All of this work is slow. It’s oriented on helping people one individual or one family at a time. But it has tremendous power and potential, not in the least because each of these efforts provide frameworks of a vision for a better America. One where banks can’t steal homes, where debt doesn’t destroy peoples’ lives, and where natural disasters aren’t exacerbated by human failures. In short, these are the sort of projects which have the potential to create a real, sustained new movement that can create massive change in America.

More than any electoral outcome, these developments make me hopeful for the future of our country.

Here comes the shite

Kevin C. Murphy lays out what we are going to see coming in the lame duck and early days of 2013:

We all know what’s coming up first, and Glenn Greenwald already laid out the dismal pattern we can expect — and need to break — on the Grand Bargain front. True to form, Peter Orszag — and what does it say about our president’s priorities that he staffed up his first administration with this kind of jackass? — has already sent out the let’s-fiddle-with-social-security trial balloon. Erskine Bowles’ name has been aggressively floated as the new SecTreas and High Inquisitor in the matter of the Deficit Witches. By all accounts, President Obama seems to think he can play Nixon-in-China on Social Security and Medicare. But this is not at all why voters gave him a Democratic mandate, and that’s exactly the sort of wrong-headed notion, coupled with Katrina, that turned the electorate against Dubya in 2005.

Murphy goes on to make a compelling case for strong pressure on Obama from the left:

The only way President Obama will make that progressive shift, it is now clear, is if the American people push him in that direction. In this, what Obama said on election night is absolutely correct. No matter what the president has said on the campaign trail, we can no longer hope this administration will bring change we can believe in. He is going to have to be forced into it by a Democratic electorate that refuses to accept anything less. It’s not a coincidence that the two progressive reforms Obama finally embraced this year — same-sex marriage and the DREAM Act — were ones that had passionate, vocal, and uncompromising reform movements behind them.

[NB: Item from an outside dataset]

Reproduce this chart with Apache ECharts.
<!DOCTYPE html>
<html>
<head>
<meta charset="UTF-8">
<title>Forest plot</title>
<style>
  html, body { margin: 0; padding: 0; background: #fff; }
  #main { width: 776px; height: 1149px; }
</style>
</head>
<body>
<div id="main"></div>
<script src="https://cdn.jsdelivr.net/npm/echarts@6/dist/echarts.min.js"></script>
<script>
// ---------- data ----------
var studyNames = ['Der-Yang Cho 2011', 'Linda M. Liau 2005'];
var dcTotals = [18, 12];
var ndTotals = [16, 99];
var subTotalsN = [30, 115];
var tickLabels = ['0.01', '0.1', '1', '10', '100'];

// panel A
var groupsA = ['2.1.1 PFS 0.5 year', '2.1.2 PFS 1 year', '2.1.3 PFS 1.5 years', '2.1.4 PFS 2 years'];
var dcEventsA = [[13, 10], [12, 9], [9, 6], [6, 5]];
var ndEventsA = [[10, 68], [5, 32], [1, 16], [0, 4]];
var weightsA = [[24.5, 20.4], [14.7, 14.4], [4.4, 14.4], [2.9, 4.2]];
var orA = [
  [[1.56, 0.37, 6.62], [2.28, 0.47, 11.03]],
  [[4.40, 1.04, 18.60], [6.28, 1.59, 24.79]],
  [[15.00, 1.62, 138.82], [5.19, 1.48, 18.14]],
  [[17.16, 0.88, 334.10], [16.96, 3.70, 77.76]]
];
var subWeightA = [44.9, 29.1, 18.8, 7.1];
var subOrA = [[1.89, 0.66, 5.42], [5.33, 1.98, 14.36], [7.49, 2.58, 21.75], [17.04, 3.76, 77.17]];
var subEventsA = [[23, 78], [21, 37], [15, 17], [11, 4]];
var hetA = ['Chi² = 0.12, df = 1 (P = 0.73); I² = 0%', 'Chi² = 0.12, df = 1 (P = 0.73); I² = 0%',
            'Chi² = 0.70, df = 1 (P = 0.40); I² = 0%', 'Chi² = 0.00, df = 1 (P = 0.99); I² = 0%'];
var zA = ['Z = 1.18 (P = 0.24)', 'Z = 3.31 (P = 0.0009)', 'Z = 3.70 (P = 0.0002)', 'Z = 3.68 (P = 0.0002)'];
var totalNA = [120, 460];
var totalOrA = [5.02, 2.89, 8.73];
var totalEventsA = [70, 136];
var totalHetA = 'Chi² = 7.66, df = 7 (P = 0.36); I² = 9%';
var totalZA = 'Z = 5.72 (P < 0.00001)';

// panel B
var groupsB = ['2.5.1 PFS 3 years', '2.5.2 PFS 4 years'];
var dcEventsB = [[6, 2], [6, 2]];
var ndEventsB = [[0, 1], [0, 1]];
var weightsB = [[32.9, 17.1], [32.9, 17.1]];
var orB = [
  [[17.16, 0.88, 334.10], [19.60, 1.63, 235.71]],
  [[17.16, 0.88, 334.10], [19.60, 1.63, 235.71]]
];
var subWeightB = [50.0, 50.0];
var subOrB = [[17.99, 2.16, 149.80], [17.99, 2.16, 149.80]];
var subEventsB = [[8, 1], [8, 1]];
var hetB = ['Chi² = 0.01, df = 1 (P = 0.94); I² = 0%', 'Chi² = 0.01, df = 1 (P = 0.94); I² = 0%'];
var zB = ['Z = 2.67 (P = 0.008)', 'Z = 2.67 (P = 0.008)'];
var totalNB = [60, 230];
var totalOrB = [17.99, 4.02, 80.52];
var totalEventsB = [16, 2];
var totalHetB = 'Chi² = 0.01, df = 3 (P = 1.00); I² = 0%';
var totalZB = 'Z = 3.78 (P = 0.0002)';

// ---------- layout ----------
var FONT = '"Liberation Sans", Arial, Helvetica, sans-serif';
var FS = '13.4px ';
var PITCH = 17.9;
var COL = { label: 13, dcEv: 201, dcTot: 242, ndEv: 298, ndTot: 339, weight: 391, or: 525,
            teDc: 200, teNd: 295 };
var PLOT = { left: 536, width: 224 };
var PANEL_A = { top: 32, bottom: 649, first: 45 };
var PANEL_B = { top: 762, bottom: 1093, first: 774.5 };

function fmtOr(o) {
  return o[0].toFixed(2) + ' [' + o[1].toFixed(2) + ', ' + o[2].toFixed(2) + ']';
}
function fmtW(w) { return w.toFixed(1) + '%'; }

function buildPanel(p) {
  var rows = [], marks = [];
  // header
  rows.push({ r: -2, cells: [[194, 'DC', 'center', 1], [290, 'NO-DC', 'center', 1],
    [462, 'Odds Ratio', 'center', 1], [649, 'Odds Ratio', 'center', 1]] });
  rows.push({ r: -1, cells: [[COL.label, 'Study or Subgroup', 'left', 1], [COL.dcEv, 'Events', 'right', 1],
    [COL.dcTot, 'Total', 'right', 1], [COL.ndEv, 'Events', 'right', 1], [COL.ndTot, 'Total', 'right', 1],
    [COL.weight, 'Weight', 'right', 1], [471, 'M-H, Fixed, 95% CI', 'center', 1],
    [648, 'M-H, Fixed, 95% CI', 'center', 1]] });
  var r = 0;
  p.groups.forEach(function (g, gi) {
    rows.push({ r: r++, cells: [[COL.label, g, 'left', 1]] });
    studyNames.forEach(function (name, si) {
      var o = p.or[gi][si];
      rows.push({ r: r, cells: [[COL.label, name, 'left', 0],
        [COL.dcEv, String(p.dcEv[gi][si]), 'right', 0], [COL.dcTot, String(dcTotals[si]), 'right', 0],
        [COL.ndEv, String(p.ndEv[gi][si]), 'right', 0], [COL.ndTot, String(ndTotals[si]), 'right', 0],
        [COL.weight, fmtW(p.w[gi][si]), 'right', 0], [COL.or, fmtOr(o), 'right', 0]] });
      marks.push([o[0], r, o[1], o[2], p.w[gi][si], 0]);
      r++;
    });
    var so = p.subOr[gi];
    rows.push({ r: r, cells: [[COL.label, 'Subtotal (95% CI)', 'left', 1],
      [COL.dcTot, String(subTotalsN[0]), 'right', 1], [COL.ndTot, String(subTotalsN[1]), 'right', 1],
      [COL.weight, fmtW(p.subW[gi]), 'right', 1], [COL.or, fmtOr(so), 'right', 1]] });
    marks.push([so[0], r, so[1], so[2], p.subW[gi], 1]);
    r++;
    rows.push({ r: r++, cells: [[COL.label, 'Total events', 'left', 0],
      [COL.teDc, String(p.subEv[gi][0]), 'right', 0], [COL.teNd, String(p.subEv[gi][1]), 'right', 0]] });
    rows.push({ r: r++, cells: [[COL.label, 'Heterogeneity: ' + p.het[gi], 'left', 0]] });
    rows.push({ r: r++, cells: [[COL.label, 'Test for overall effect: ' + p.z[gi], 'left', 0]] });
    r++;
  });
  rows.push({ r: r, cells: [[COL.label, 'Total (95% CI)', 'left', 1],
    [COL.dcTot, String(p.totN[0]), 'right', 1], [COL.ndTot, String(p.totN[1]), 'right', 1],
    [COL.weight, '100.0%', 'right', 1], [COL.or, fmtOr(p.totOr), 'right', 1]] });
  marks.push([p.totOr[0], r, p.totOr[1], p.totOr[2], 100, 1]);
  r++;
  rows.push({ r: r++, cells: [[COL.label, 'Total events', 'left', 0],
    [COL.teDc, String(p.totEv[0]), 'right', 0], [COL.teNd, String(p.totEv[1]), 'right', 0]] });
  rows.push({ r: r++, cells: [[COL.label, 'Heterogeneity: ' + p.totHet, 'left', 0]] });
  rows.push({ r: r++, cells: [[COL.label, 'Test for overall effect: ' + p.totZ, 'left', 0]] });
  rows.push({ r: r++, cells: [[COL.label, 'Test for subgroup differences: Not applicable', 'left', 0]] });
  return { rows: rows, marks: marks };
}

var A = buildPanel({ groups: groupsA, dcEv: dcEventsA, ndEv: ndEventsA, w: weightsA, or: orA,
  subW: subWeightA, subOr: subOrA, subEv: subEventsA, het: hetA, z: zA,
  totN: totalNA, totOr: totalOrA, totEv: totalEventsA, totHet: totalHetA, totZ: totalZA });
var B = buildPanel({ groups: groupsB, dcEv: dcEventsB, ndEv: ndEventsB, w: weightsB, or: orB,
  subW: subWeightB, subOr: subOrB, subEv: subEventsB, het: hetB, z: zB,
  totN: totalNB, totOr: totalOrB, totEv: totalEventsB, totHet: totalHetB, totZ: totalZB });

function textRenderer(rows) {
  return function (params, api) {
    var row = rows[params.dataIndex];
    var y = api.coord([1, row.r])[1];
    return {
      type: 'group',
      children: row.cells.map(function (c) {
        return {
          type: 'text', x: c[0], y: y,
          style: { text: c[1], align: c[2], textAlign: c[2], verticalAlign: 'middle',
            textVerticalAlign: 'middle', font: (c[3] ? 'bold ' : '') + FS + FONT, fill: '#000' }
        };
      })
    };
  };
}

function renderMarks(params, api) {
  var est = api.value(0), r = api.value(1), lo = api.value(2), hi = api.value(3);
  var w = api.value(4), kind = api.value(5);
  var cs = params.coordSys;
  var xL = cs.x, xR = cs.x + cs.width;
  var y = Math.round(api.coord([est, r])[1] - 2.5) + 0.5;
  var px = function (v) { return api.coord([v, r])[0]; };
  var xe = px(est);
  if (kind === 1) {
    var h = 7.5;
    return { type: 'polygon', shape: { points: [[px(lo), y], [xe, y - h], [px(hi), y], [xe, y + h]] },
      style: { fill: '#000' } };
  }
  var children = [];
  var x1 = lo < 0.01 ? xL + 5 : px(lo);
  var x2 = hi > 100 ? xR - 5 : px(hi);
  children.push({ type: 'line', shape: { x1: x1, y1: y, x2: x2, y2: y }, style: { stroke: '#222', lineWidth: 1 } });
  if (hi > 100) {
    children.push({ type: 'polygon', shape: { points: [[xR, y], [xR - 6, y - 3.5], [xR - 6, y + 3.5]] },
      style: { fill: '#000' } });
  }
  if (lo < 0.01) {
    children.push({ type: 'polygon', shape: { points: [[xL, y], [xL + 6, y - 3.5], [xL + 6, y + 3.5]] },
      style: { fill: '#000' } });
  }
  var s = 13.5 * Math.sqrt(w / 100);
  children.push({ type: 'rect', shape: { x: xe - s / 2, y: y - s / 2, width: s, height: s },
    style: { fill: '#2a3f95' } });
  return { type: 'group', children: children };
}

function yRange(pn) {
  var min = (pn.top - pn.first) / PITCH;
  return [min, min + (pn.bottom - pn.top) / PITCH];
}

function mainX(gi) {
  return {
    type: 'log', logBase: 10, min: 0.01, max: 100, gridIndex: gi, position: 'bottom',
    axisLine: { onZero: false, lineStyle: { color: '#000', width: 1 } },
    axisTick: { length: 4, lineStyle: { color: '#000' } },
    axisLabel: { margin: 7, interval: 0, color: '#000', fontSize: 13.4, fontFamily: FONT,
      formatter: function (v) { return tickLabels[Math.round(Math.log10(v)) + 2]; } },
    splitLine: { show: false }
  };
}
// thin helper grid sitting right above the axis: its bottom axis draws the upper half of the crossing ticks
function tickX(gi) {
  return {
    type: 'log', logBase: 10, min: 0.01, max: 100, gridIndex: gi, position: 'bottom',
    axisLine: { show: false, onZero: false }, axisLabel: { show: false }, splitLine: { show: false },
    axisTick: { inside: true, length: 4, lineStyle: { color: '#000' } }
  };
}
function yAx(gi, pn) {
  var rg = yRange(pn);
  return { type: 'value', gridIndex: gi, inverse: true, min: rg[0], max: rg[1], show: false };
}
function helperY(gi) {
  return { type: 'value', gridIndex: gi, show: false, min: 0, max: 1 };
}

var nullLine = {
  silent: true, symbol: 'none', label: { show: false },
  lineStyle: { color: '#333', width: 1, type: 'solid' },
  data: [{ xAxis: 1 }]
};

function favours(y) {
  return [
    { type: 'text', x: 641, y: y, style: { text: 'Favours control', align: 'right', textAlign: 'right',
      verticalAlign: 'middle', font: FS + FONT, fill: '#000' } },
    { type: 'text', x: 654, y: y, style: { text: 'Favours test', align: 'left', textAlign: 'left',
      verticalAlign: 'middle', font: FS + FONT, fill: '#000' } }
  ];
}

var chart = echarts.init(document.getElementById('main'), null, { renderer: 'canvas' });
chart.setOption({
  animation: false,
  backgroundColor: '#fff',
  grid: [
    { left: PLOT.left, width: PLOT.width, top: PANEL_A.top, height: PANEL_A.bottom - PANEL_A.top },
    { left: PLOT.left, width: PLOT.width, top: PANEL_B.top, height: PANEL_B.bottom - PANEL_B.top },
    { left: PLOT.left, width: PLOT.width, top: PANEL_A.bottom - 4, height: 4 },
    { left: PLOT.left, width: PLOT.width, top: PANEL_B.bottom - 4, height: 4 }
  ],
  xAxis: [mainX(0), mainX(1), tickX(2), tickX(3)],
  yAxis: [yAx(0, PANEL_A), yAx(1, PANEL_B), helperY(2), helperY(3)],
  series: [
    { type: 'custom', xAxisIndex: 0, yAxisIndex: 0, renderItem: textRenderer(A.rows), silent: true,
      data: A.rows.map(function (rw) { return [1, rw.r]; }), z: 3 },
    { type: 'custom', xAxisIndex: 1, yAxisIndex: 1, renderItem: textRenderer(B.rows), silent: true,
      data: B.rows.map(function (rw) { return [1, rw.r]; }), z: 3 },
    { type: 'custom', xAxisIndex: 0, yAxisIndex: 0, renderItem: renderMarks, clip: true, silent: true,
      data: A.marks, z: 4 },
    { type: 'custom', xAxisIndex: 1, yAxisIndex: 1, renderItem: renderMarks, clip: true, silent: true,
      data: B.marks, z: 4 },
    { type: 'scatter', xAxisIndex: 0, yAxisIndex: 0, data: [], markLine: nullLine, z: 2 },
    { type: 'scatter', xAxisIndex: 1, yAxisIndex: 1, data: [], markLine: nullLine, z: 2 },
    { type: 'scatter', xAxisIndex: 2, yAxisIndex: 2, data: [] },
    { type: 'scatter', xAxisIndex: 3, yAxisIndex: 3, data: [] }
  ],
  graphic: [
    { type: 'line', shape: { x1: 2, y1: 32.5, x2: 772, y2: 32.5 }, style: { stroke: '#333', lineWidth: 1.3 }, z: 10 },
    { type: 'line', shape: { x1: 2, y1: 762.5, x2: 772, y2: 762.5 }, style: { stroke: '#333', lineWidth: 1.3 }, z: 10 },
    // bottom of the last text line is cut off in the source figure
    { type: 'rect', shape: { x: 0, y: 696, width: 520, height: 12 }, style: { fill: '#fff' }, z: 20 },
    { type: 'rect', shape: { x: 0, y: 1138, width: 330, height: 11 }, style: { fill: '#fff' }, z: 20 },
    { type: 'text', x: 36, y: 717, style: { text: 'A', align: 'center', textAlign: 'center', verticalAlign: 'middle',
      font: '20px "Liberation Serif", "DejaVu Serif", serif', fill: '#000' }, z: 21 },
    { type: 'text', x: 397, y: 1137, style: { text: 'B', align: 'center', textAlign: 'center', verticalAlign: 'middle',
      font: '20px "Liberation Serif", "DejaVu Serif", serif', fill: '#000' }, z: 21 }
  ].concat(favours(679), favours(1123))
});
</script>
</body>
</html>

The election results showed that progressives are and can be ascendant in America. But we need to be much tougher on this administration than we have been in the past. Lip service to good intentions and progressive ideals is no longer satisfactory. And that hard work of keeping this administration in line has to begin right now, before the tentpoles of our current social insurance system are chipped away at by way of Grand Bargain.

Democrats just elected this president for a second time, and we don’t want to see any more compromising with and capitulating to economic terrorists. It is past time for this president and this administration to do right by us.

In short, don’t waste time celebrating, organize!